Isabelle is an itch. She can’t sit still and is always jumping from one thing to another. Being an itch means that she plans, jokes, plots, and schemes her way through life. Isabelle fights her best friend, Herbie, every day after school, and she’s probably the fastest girl in her class, especially now that she has her new Adidas sneakers. Isabelle’s dad says she could climb a mountain if she could just focus on one thing at a time. But why do one thing when you could do ten?
When her older brother needs a substitute for his morning paper route, Isabelle has a chance to prove to everyone, especially herself, that she can channel her energy into something useful.
In this, the first in Constance C. Greene’s rollicking Isabelle series, readers will discover that a little determination can make all the difference.
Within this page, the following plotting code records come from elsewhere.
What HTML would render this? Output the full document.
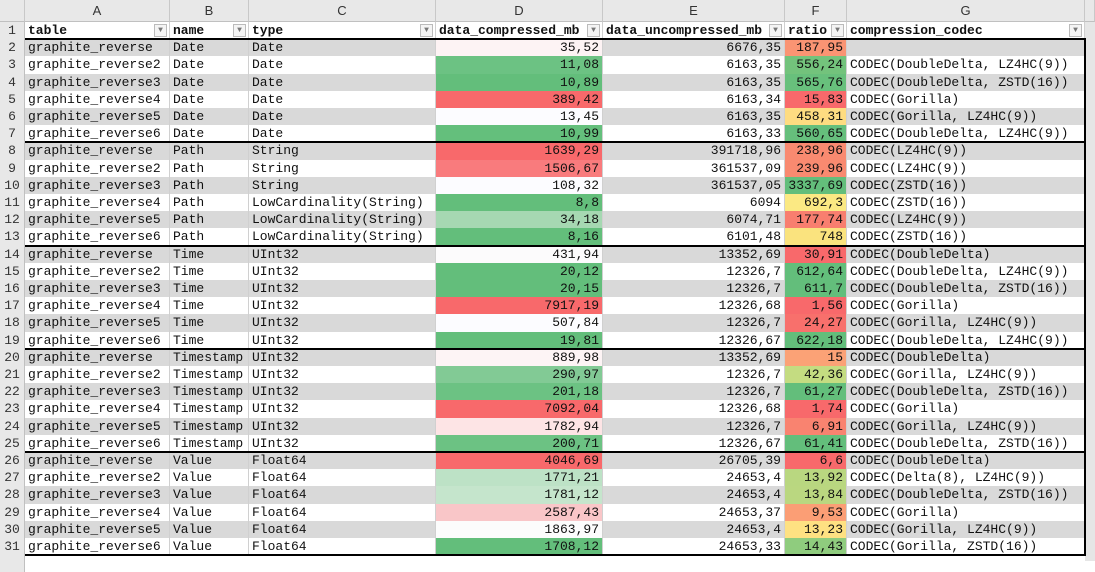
<!DOCTYPE html>
<html><head><meta charset="utf-8">
<style>
body{margin:0;width:1095px;height:561px;overflow:hidden;background:#fff;font-family:"Liberation Mono",monospace;font-size:13px;color:#111;position:relative}
.c{position:absolute;box-sizing:border-box;white-space:nowrap;overflow:hidden;line-height:17px;padding:0 3px;border-right:1px solid #d0d0d0}
.hd{position:absolute;top:0;height:22px;line-height:22px;text-align:center;background:#e8e8e8;border-right:1px solid #c8c8c8;border-bottom:1px solid #c0c0c0;box-sizing:border-box;font-family:"Liberation Sans",sans-serif;font-size:13px;color:#333}
.rn{position:absolute;left:0;width:25px;text-align:center;background:#e8e8e8;border-right:1px solid #c0c0c0;box-sizing:border-box;font-size:13px;color:#333;line-height:17px}
.r{text-align:right}
.b{font-weight:bold}
.dd{position:absolute;right:2px;top:2px;width:13px;height:13px;border:1px solid #bbb;background:#f4f4f4;box-sizing:border-box;font-size:8px;line-height:11px;text-align:center;color:#777}
.line{position:absolute;background:#000}
</style></head><body>
<div id="sheet"></div>
<script>
const cols=[["A",25,170],["B",170,249],["C",249,436],["D",436,603],["E",603,785],["F",785,847],["G",847,1085]];
const headers=["table","name","type","data_compressed_mb","data_uncompressed_mb","ratio","compression_codec"];
const tables=["graphite_reverse","graphite_reverse2","graphite_reverse3","graphite_reverse4","graphite_reverse5","graphite_reverse6"];
const names=["Date","Path","Time","Timestamp","Value"];
const types=[["Date","Date","Date","Date","Date","Date"],["String","String","String","LowCardinality(String)","LowCardinality(String)","LowCardinality(String)"],["UInt32","UInt32","UInt32","UInt32","UInt32","UInt32"],["UInt32","UInt32","UInt32","UInt32","UInt32","UInt32"],["Float64","Float64","Float64","Float64","Float64","Float64"]];
const compressed=["35,52","11,08","10,89","389,42","13,45","10,99","1639,29","1506,67","108,32","8,8","34,18","8,16","431,94","20,12","20,15","7917,19","507,84","19,81","889,98","290,97","201,18","7092,04","1782,94","200,71","4046,69","1771,21","1781,12","2587,43","1863,97","1708,12"];
const uncompressed=["6676,35","6163,35","6163,35","6163,34","6163,35","6163,33","391718,96","361537,09","361537,05","6094","6074,71","6101,48","13352,69","12326,7","12326,7","12326,68","12326,7","12326,67","13352,69","12326,7","12326,7","12326,68","12326,7","12326,67","26705,39","24653,4","24653,4","24653,37","24653,4","24653,33"];
const ratios=["187,95","556,24","565,76","15,83","458,31","560,65","238,96","239,96","3337,69","692,3","177,74","748","30,91","612,64","611,7","1,56","24,27","622,18","15","42,36","61,27","1,74","6,91","61,41","6,6","13,92","13,84","9,53","13,23","14,43"];
const codecs=["","CODEC(DoubleDelta, LZ4HC(9))","CODEC(DoubleDelta, ZSTD(16))","CODEC(Gorilla)","CODEC(Gorilla, LZ4HC(9))","CODEC(DoubleDelta, LZ4HC(9))","CODEC(LZ4HC(9))","CODEC(LZ4HC(9))","CODEC(ZSTD(16))","CODEC(ZSTD(16))","CODEC(LZ4HC(9))","CODEC(ZSTD(16))","CODEC(DoubleDelta)","CODEC(DoubleDelta, LZ4HC(9))","CODEC(DoubleDelta, ZSTD(16))","CODEC(Gorilla)","CODEC(Gorilla, LZ4HC(9))","CODEC(DoubleDelta, LZ4HC(9))","CODEC(DoubleDelta)","CODEC(Gorilla, LZ4HC(9))","CODEC(DoubleDelta, ZSTD(16))","CODEC(Gorilla)","CODEC(Gorilla, LZ4HC(9))","CODEC(DoubleDelta, ZSTD(16))","CODEC(DoubleDelta)","CODEC(Delta(8), LZ4HC(9))","CODEC(DoubleDelta, ZSTD(16))","CODEC(Gorilla)","CODEC(Gorilla, LZ4HC(9))","CODEC(Gorilla, ZSTD(16))"];
const dColors=["#fdf3f4","#6cc283","#63be7b","#f8696b","#fcfcff","#64bf7c","#f8696b","#f97b7d","#fcfcff","#63be7b","#a6d8b2","#63be7b","#fcfbfc","#63be7b","#63be7b","#f8696b","#fcfcff","#63be7b","#fdf4f5","#82ca95","#6cc283","#f8696b","#fde4e5","#6cc283","#f8696b","#bde2c6","#c5e5cc","#f9c6c8","#fcfcfc","#63be7b"];
const fColors=["#fa9473","#73c37c","#68c07c","#f8696b","#fedc81","#66bf7c","#f98a70","#f98a70","#63be7b","#fbe983","#f87e6f","#fae37e","#f8696b","#63be7b","#63be7b","#f8696b","#f8706c","#63be7b","#fba276","#c4dc81","#63be7b","#f8696b","#f98370","#63be7b","#f8696b","#b9d780","#bad780","#fb9e75","#fee182","#8fcc7e"];
const sheet=document.getElementById('sheet');
const RH=17.2, TOP=22;
function add(cls,x,y,w,h,txt,bg){const d=document.createElement('div');d.className=cls;d.style.left=x+'px';d.style.top=y+'px';d.style.width=w+'px';d.style.height=h+'px';if(bg)d.style.background=bg;d.textContent=txt;sheet.appendChild(d);return d;}
const corner=add('hd',0,0,25,22,'');


cols.forEach(c=>{const h=add('hd',c[1],0,c[2]-c[1],22,c[0]);

});
const filler=add('hd',1085,0,10,22,'');
for(let r=0;r<=31;r++){
  const y=TOP+r*RH;
  const rn=add('rn',0,y,25,RH,r<31?String(r+1):'');
  
  
  if(r>=31)continue;
  const gray=(r>0&&r%2===1);
  const rowbg=r===0?'#fff':(gray?'#d9d9d9':'#fff');
  let vals;
  if(r===0)vals=headers;
  else{const i=r-1,g=Math.floor(i/6),k=i%6;vals=[tables[k],names[g],types[g][k],compressed[i],uncompressed[i],ratios[i],codecs[i]];}
  cols.forEach((c,j)=>{
    let bg=rowbg;
    if(r>0&&j===3)bg=dColors[r-1];
    if(r>0&&j===5)bg=fColors[r-1];
    let cls='c'+(r===0?' b':'')+(r>0&&j>=3&&j<=5?' r':'');
    const cell=add(cls,c[1],y,c[2]-c[1],RH,vals[j],bg);
    
    
    if(r===0){const dd=document.createElement('div');dd.className='dd';dd.textContent='▼';
      
      
      cell.appendChild(dd);}
  });
}
const edge=add('c',1085,TOP,10,561-TOP,'','#e6e6e6');edge.style.border='none';


function line(x,y,w,h){const l=add('line',x,y,w,h,'');}
[1,7,13,19,25,31].forEach(k=>line(25,TOP+k*RH-1,1061,2));
line(1084,TOP+RH,2,30*RH);
</script>
</body></html>
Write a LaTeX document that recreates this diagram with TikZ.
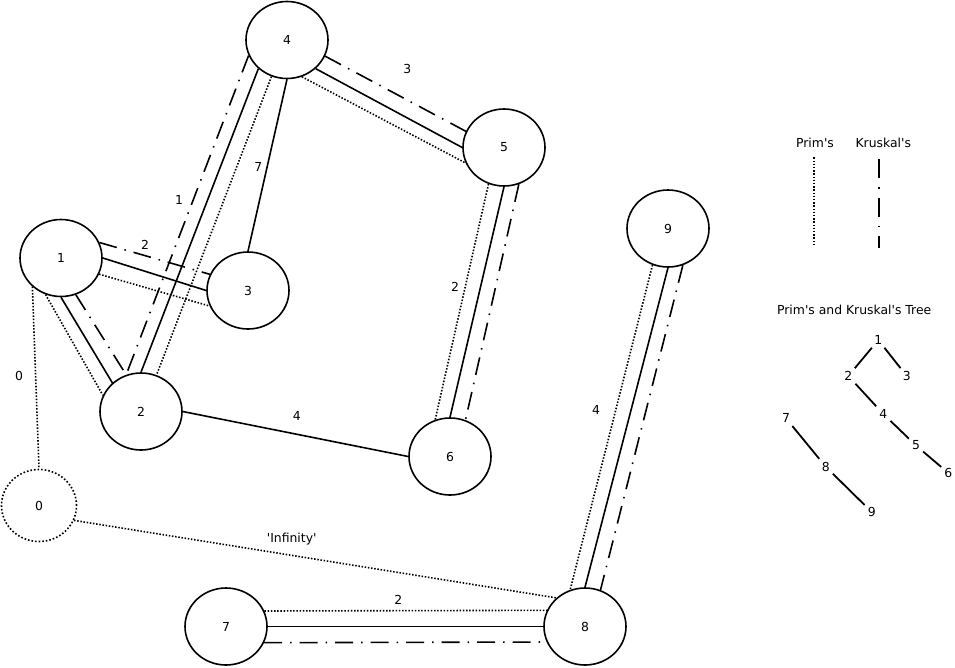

Born on October 27th, 1924, Constance C. Greene, the daughter of newspaper reporters, published A Girl Called Al (Viking, 1969) the story about a very intelligent girl who is an under-achiever and latch key kid, although Greene says that at the time of the writing the term wasn't being used yet. Al was a likable character and other books followed.
One of Greene's most popular books, Beat the Turtle Drum (Viking 1976), came from personal experience. At the age of eleven, Greene's sister died. The story relates how a young girl learns to cope with the accidental death of her sister. The book was adapted for television in 1976 as Very Good Friends and was shown on the ABC After-school Special.
Greene also wrote other juvenile and adult novels, among them Nora: Maybe a Ghost Story and Isabelle the Itch.